Saya sangat ingin berbagi cerita di antara denting gelas-gelas kaca, tetapi jika sudah ditolak seperti ini, saya juga tinggal menerima. Setiap orang punya hak yang sama untuk membuat dirinya bahagia, dengan cara, atau orang yang diinginkannya. Jadi tak ada ilihan bagi saya selain menerimanya.

Perihal apa-apa yang pernah saya ceritakan, tentang masa depan salah satunya, maaf jika saya tak bisa memenuhi janji itu. Bukan tak ingin berusaha keras, hanya saja, saya mencoba memahami titik batas yang saya miliki. Saya tidak ingin mati tercabik-cabik saat saya ingin memetik sekuntum bunga. Saya harus menyadari kemampuan dan segala hal sederhana yang saya miliki. Itu pilihan terbaiknya, saya pikir.

Perihal bunga-bunga kata, perihal metafora yang menyentuh angkasa, atau menghitung hujan yang turun memang mengada-ngada. Tidak realistis sama sekali. Benar-benar pengkhayal, bukan? Tetapi inilah saya, Kekasih.

Perihal bahagia, saya yakin bukan hanya diturunkan untuk para penguasa atau pengusaha saja. Saya pikir, semua orang punya hak yang sama, dan versinya yang berbeda-beda. Maaf, jika ini menyinggung perasaanmu. Hanya saja, saya harus menegaskannya. Bahwa setiap orang berhak bahagia. Tak peduli kedudukkan atau hartanya.
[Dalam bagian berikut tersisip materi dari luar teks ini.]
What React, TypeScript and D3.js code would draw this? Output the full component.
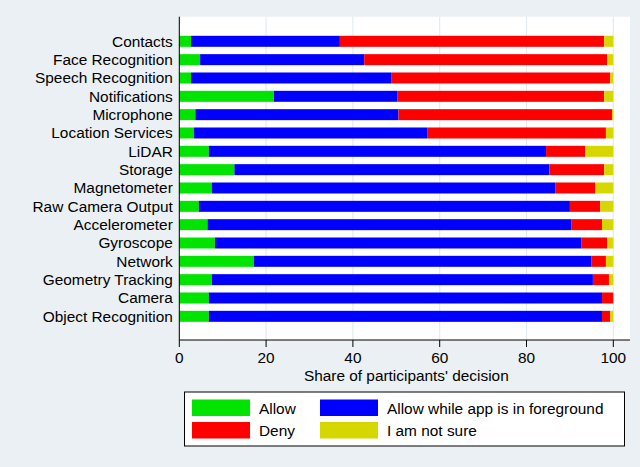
import { scaleBand, scaleLinear, stack } from "d3";

const categories = [
  "Contacts",
  "Face Recognition",
  "Speech Recognition",
  "Notifications",
  "Microphone",
  "Location Services",
  "LiDAR",
  "Storage",
  "Magnetometer",
  "Raw Camera Output",
  "Accelerometer",
  "Gyroscope",
  "Network",
  "Geometry Tracking",
  "Camera",
  "Object Recognition",
];

const allow = [2.7, 4.8, 2.7, 21.8, 3.7, 3.4, 6.8, 12.7, 7.5, 4.5, 6.5, 8.2, 17.2, 7.5, 6.8, 6.8];
const foreground = [34.3, 37.8, 46.1, 28.4, 46.8, 53.7, 77.7, 72.6, 79.1, 85.5, 83.9, 84.5, 77.7, 87.8, 90.6, 90.6];
const deny = [60.9, 56.0, 50.5, 47.7, 49.2, 41.2, 9.0, 12.6, 9.3, 7.0, 7.0, 5.9, 3.4, 3.7, 2.6, 1.9];
const unsure = [2.1, 1.4, 0.7, 2.1, 0.3, 1.7, 6.5, 2.1, 4.1, 3.0, 2.6, 1.4, 1.7, 1.0, 0, 0.7];

const xTicks = [0, 20, 40, 60, 80, 100];

const seriesKeys = ["allow", "foreground", "deny", "unsure"];
const seriesLabels = ["Allow", "Allow while app is in foreground", "Deny", "I am not sure"];
const colors: Record<string, string> = {
  allow: "#00e400",
  foreground: "#0000ff",
  deny: "#ff0000",
  unsure: "#d6d600",
};

const W = 640;
const H = 467;
const plot = { left: 179.3, right: 630, top: 16.7, bottom: 340 };
const font = "'Liberation Sans', Arial, Helvetica, sans-serif";
const fs = 15.4;

export default function App() {
  const rows = categories.map((c, i) => ({
    name: c,
    allow: allow[i],
    foreground: foreground[i],
    deny: deny[i],
    unsure: unsure[i],
  }));
  const layers = stack<any>().keys(seriesKeys)(rows);

  const x = scaleLinear().domain([0, 100]).range([179.3, 613.3]);
  const y = scaleBand<string>()
    .domain(categories)
    .range([32.15, 325.5])
    .paddingInner(0.4)
    .paddingOuter(0.2);

  return (
    <svg
      width={W}
      height={H}
      style={{ position: "absolute", left: 0, top: 0, fontFamily: font }}
    >
      <rect x={0} y={0} width={W} height={H} fill="#eaf0f3" />
      <rect
        x={plot.left}
        y={plot.top}
        width={plot.right - plot.left}
        height={plot.bottom - plot.top}
        fill="#ffffff"
      />
      {xTicks.map((t) => (
        <line
          key={"g" + t}
          x1={x(t)}
          x2={x(t)}
          y1={plot.top}
          y2={plot.bottom}
          stroke="#e4ebef"
          strokeWidth={1.2}
        />
      ))}
      {layers.map((layer) => (
        <g key={layer.key} fill={colors[layer.key]}>
          {layer.map((d: any) => (
            <rect
              key={d.data.name}
              x={x(d[0])}
              y={y(d.data.name)}
              width={Math.max(0, x(d[1]) - x(d[0]))}
              height={y.bandwidth()}
            />
          ))}
        </g>
      ))}
      <line x1={plot.left} x2={plot.left} y1={plot.top} y2={plot.bottom} stroke="#000" strokeWidth={1} />
      <line x1={plot.left} x2={plot.right} y1={plot.bottom} y2={plot.bottom} stroke="#000" strokeWidth={1} />
      {categories.map((c) => (
        <text
          key={"l" + c}
          x={plot.left - 6.5}
          y={(y(c) as number) + y.bandwidth() / 2}
          textAnchor="end"
          dominantBaseline="central"
          fontSize={fs}
          fill="#000"
        >
          {c}
        </text>
      ))}
      {xTicks.map((t) => (
        <g key={"t" + t}>
          <line x1={x(t)} x2={x(t)} y1={plot.bottom} y2={plot.bottom + 7} stroke="#000" />
          <text x={x(t)} y={plot.bottom + 23} textAnchor="middle" fontSize={fs} fill="#000">
            {t}
          </text>
        </g>
      ))}
      <text
        x={(x(0) + x(100)) / 2 + 10}
        y={381}
        textAnchor="middle"
        fontSize={fs}
        fill="#000"
      >
        Share of participants' decision
      </text>
      <rect x={184.5} y={392} width={440} height={54} fill="#ffffff" stroke="#000" strokeWidth={1} />
      {seriesKeys.map((k, i) => {
        const col = k === "allow" || k === "deny" ? 0 : 1;
        const row = k === "allow" || k === "foreground" ? 0 : 1;
        const sx = col === 0 ? 192 : 320;
        const sy = row === 0 ? 399.5 : 422;
        return (
          <g key={"lg" + k}>
            <rect x={sx} y={sy} width={58} height={16.5} fill={colors[k]} />
            <text x={sx + 67} y={sy + 8.5} dominantBaseline="central" fontSize={fs} fill="#000">
              {seriesLabels[i]}
            </text>
          </g>
        );
      })}
    </svg>
  );
}
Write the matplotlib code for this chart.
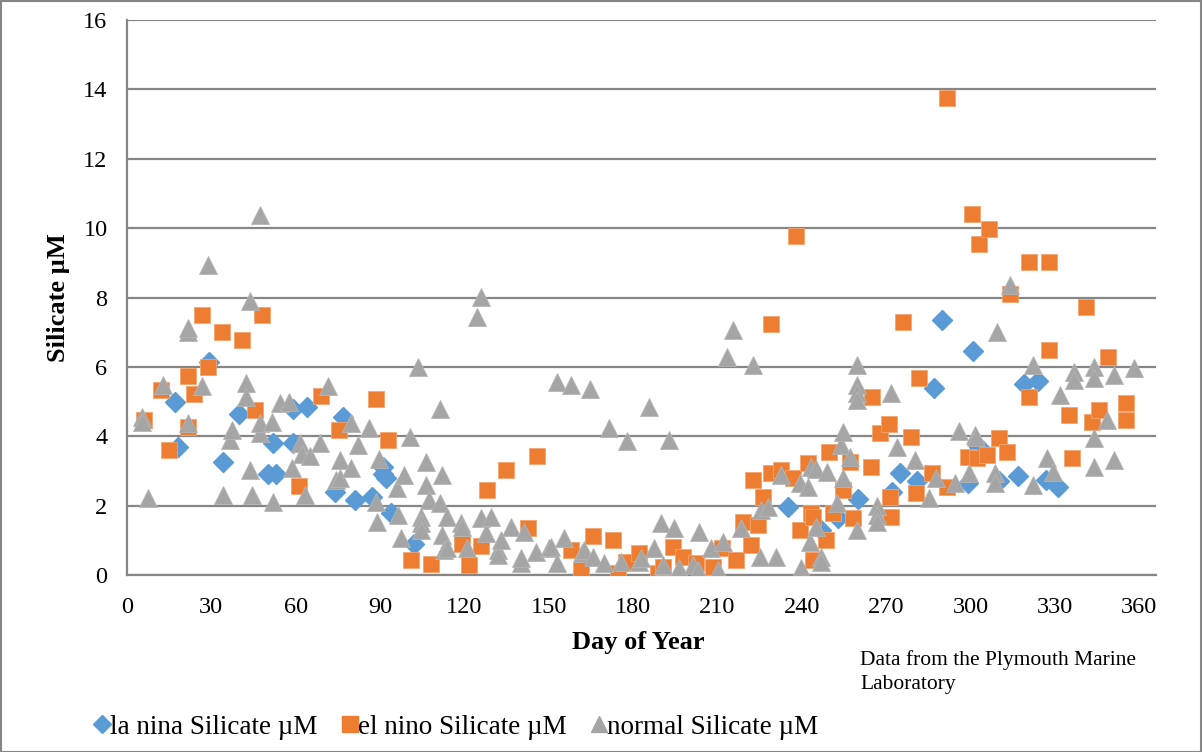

Selain basa-basi yang yang pernah kita bicarakan, sebenarnya, tahun ini ingin menemui keluargamu. sekadar silaturahmi, memperkenalkan diri, dan memperjelas status kita yang --saya ingin, tak begini-begini saja. (Tak ingin mengobral janji perihal kawin, memang. Namun, ingin sesuatu kejelasan yang mungkin, melibatkan banyak orang di dalamnya, termasuk orang tua kita.)

Jika hitungannya hanya perihal nominal, saya akan kembali mengingat-ingat kemampuan tangan saya yang tak seberapa, pemikiran saya yang sering kali alpha, dan pengaturan emosi yang sering meledak sesukanya. Maka dari itu, maaf untuk semuanya, maaf untuk segalanya.

Romantisme bukan hanya perihal berlibur dan menyewa satu pulau berdua, atau makan malam dengan pemandangan malam Paris, atau siang-siang menikmati udara dingin inggris. Bagi saya, romantisme juga bisa dibangun dengan hal-hal sederhana, misalnya menikmati teh sore-sore setelah lelah bekerja seharian, sambil berbagi cerita hangat di teras depan. Atau berbagi setiap kesedihan, sembari merebahkan diri di tanah pegunungan sambil melihat rasi bintang yang berkilauan. Bagi saya, itu sudah cukup romantis. Sangat romantis malah.

Nyatanya, mimpi saya ini terlalu sederhana untuk kamu yang merencanakan segala hal luar biasa tentang cinta dan harta. Ah, saya tahu. Saya merentangkan tangan kepada angin, karena bukan saya yang kamu ingin.

Saya yang hanya lentera ini tak akan pernah bisa menjadi lampu acara. Seberapa kuat saya membakar diri, Kekasih.

Apa kita akan membiarkan saja kata-kata kembali pada tanah yang rata, Kekasih? Atau mulai kembali bertukar saran perihal bagaimana kabar kita di masa depan. Entahlah, kuharap keputusan yang diambil akan membahagiakan semuanya. Semoga.